Dans un essai passionnant, le maire de Neuilly-sur-Seine, remet en question « le primat métropolitain » et la vague de valorisation actuelle des villes-mondes. Explications.

Décideurs. « Travailler là où nous voulons vivre », c’est le projet que vous portez pour chaque citoyen. Et ce n’est pas forcément dans les métropoles…

Le véritable enjeu est de permettre à chacun de vivre et travailler là où il le souhaite. L’innovation ne sera un progrès que dans la mesure où elle facilitera nos choix de vie, nos aspirations ou l’expression de nos talents. Les métropoles sont à la mode, mais sont-elles encore l’alpha et l’oméga du progrès ou du bonheur ? Jusqu’à présent, il était préférable de résider dans les grandes villes pour accéder aux structures de santé, de transports ou d’avoir accès plus facilement à l’emploi. L’innovation technologique permet progressivement de bénéficier de tout cela sans pour autant résider dans une métropole. Depuis quelques mois, plusieurs études montrent que les Français plébiscitent « les villes d’équilibre » où la qualité de vie est meilleure. On y est plus proche de la nature, plus heureux, sans pour autant être déconnecté du monde !  La modernité d’hier était liée à la concentration urbaine ; celle de demain s’attachera à la qualité de vie.

Estimez-vous que le grand débat national accorde une place suffisante au devenir des villes ?

Des Ardennes au Cantal, la « diagonale du vide », où les densités de population et les niveaux d’activité sont de plus en plus faibles, continue de progresser. Le grand débat n’interroge pas assez l’avenir des territoires. C’est une question grave et un enjeu stratégique pour la France. On est en train de laisser en friche tout un patrimoine, de beaux actifs, des monuments, des paysages, qui ont constitué jusqu’à présent le socle de notre réussite économique et qui sont fondamentaux pour notre futur. La vraie question n’est pas la décentralisation mais est-ce que l’on veut une France qui ne se développe seulement autour de quelques métropoles standardisées ?

"Le grand Paris institutionnel est un agglomérat de différents acteurs qui sont trop nombreux et ne défendent pas la même vision de long terme"
 

Quelle est justement votre vision du grand Paris ?

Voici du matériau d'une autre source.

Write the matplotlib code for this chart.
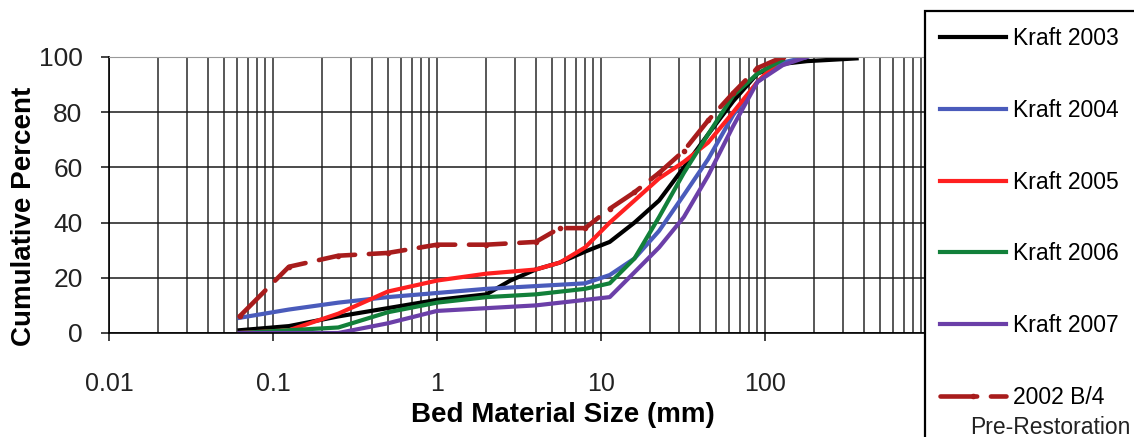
import matplotlib
matplotlib.use("Agg")
import matplotlib.pyplot as plt
from matplotlib.ticker import LogLocator, NullFormatter, FixedLocator
from matplotlib.patches import Rectangle

plt.rcParams['font.family'] = ['Liberation Sans', 'DejaVu Sans']

# grain size (mm) and cumulative percent finer
size_2003 = [0.0625, 0.125, 0.25, 0.5, 1, 2, 2.8, 4, 5.6, 8, 11.3, 16, 22.6, 32, 45, 64, 90, 128, 180, 256, 362]
pct_2003 = [1, 2.5, 6, 9, 12, 14, 19, 23, 25.5, 29.5, 33, 40, 48, 60, 72, 84, 94, 97.5, 98.5, 99, 99.5]

size_2004 = [0.0625, 0.125, 0.25, 0.5, 1, 2, 4, 8, 11.3, 16, 22.6, 32, 45, 64, 90, 128, 180]
pct_2004 = [5.5, 8.5, 11, 13, 14.5, 16, 17, 18, 21, 27, 37, 50, 63, 79, 91, 98, 100]

size_2005 = [0.0625, 0.125, 0.25, 0.5, 1, 2, 4, 5.6, 8, 11.3, 16, 22.6, 32, 45, 64, 90, 128]
pct_2005 = [0, 1, 7, 15, 19, 21.5, 23, 25.5, 31, 40, 48, 56, 62, 69, 80, 91, 100]

size_2006 = [0.0625, 0.125, 0.25, 0.5, 1, 2, 4, 8, 11.3, 16, 22.6, 32, 45, 64, 90, 128]
pct_2006 = [0, 1, 2, 7.5, 11, 13, 14, 16, 18, 27, 42, 58, 72, 86, 94, 99]

size_2007 = [0.0625, 0.125, 0.25, 0.5, 1, 2, 4, 8, 11.3, 16, 22.6, 32, 45, 64, 90, 128, 180]
pct_2007 = [0, 0, 0, 3.5, 8, 9, 10, 12, 13, 22, 31, 42, 57, 75, 91, 97, 100]

size_2002 = [0.0625, 0.125, 0.25, 0.5, 1, 2, 4, 5.6, 8, 11.3, 16, 22.6, 32, 45, 64, 90, 128]
pct_2002 = [6, 24, 28, 29, 32, 32, 33, 38, 38, 45, 51, 58, 66, 77, 87, 96, 100]

xticks = [0.01, 0.1, 1, 10, 100]
xticklabels = ['0.01', '0.1', '1', '10', '100']
yticks = [0, 20, 40, 60, 80, 100]

W, H = 1134, 437
fig = plt.figure(figsize=(W / 100, H / 100), dpi=100)
ax = fig.add_axes([109 / W, 104 / H, 820 / W, 276 / H])

lw = 3.0
ax.plot(size_2003, pct_2003, color='#000000', lw=lw, label='Kraft 2003')
ax.plot(size_2004, pct_2004, color='#4a5bbb', lw=lw, label='Kraft 2004')
ax.plot(size_2005, pct_2005, color='#ff2020', lw=lw, label='Kraft 2005')
ax.plot(size_2006, pct_2006, color='#12803a', lw=lw, label='Kraft 2006')
ax.plot(size_2007, pct_2007, color='#6b3fa8', lw=lw, label='Kraft 2007')
ax.plot(size_2002, pct_2002, color='#a81c1c', lw=3.3, ls=(0, (8, 3)),
        dash_capstyle='round', marker='o', ms=3, label='2002 B/4')

ax.set_xscale('log')
ax.set_xlim(0.01, 1000)
ax.set_ylim(0, 100)
ax.xaxis.set_major_locator(FixedLocator(xticks))
ax.set_xticklabels(xticklabels)
ax.xaxis.set_minor_locator(LogLocator(base=10, subs=range(2, 10), numticks=20))
ax.xaxis.set_minor_formatter(NullFormatter())
ax.set_yticks(yticks)

ax.grid(which='major', axis='x', color='#2a2a2a', lw=1.1)
ax.grid(which='minor', axis='x', color='#2a2a2a', lw=1.1)
ax.grid(which='major', axis='y', color='#1a1a1a', lw=1.1)
ax.set_axisbelow(True)

ax.tick_params(axis='x', which='major', length=6, width=1.2, pad=22, labelsize=18, colors='#222222')
ax.tick_params(axis='x', which='minor', length=0)
ax.tick_params(axis='y', length=6, width=1.2, pad=13, labelsize=19, colors='#222222')
ax.spines['top'].set_color('#999999')
ax.spines['left'].set_linewidth(1.2)
ax.spines['bottom'].set_linewidth(1.2)

ax.set_xlabel('Bed Material Size (mm)', fontsize=20, fontweight='bold')
ax.xaxis.set_label_coords(0.554, -0.25)
ax.set_ylabel('Cumulative Percent', fontsize=20, fontweight='bold')
ax.yaxis.set_label_coords(-0.088, 0.424)

# legend box running off the right and bottom edges
fig.add_artist(Rectangle((925 / W, -0.1), 0.3, 1.1 - 11 / H, transform=fig.transFigure,
                         facecolor='white', edgecolor='black', lw=1.6, clip_on=False))
fig.legend(loc='upper left', bbox_to_anchor=(940 / W, 1 - 27 / H), frameon=False,
           fontsize=16.5, handlelength=2.9, handletextpad=0.3, labelspacing=2.13,
           borderpad=0, borderaxespad=0)
fig.text(1050 / W, 1 - 427 / H, 'Pre-Restoration', fontsize=16.5, ha='center', va='center',
         color='#222222')

fig.savefig('out.png', dpi=100)
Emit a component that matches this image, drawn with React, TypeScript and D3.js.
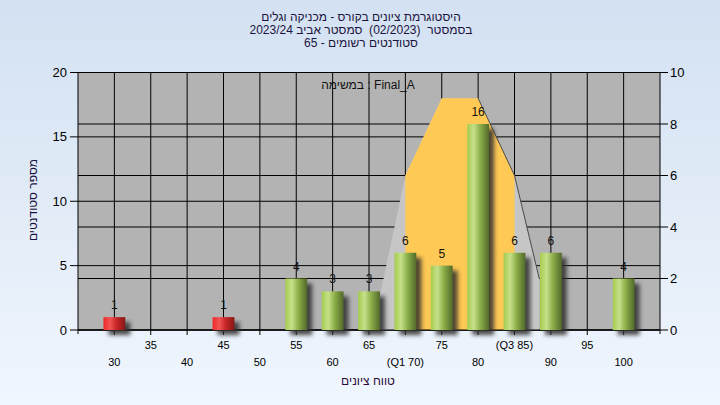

Le grand Paris a plusieurs points de faiblesse : son articulation très limitée avec le territoire qui l’entoure, sa difficulté à s’arrimer au reste du monde, l’absence d’incarnation forte susceptible de développer un sentiment d’appartenance. Le grand Paris institutionnel est un agglomérat de différents acteurs, région, départements, villes, intercommunalités, qui sont trop nombreux et ne défendent pas la même vision de long terme.

À Neuilly-sur-Seine, comment mettez-vous en œuvre vos convictions ? 

Je suis très sensible à la qualité de l’espace public. Le commerce en ligne et les réseaux sociaux risquent fort d’isoler de plus en plus les habitants, qui n’auront plus besoin de sortir de chez eux. Pour les maires, l’espace public redevient donc un enjeu sociétal car on peut s’y retrouver, échanger, se cultiver, flâner. À Neuilly-sur-Seine, nous recréons des places, des squares et observons un réel engouement de la population. C’est l’objectif poursuivi dans le cadre de la rénovation de l’avenue Charles-de-Gaulle qui permettra de créer dix hectares d’espace public.

Sur l’Exposition universelle, pas de regrets (1) ?

Si. Les Expositions universelles du XIXe et XXe siècle ont été associées aux enjeux, défis et progrès de ce monde dans un vrai esprit de partage. Est-ce que dans leur forme et dans leur fond, elles pourraient être en phase avec les questionnements du XXIe siècle ? Et surtout donner un sens à l’innovation technologique ? Je pense toujours que l’on a raté le coche et que l’Exposition universelle aurait justement permis au grand Paris de s’incarner et à la France de rayonner. Je poursuis la réflexion et l’action à travers les Ateliers de l’Universel. Avec les organisateurs et participants de la candidature de la France à l’Exposition universelle de 2025, nous capitalisons sur le travail accompli et lançons une réflexion mondiale sur la notion d’universalité qui mérite aujourd’hui d’être revisitée. Les crises financières, les tensions migratoires, le dérèglement de l'environnement, l'emballement pour les technologies ou la radicalisation des idéologies doivent plus que jamais nous inciter à réinterroger les valeurs et les enjeux que nous avons en partage.

Propos recueillis par Laetitia Sellam

Travailler là où nous voulons vivre, vers une géographie du progrès
Ed. François Bourin, 208 pages

(1) Jean-Claude Fromantin a été pendant sept ans président d'ExpoFrance 2025, la structure qui portait la candidature de la France à l’Exposition universelle de 2025 avant que le gouvernement annonce le retrait de la candidature française en janvier 2018.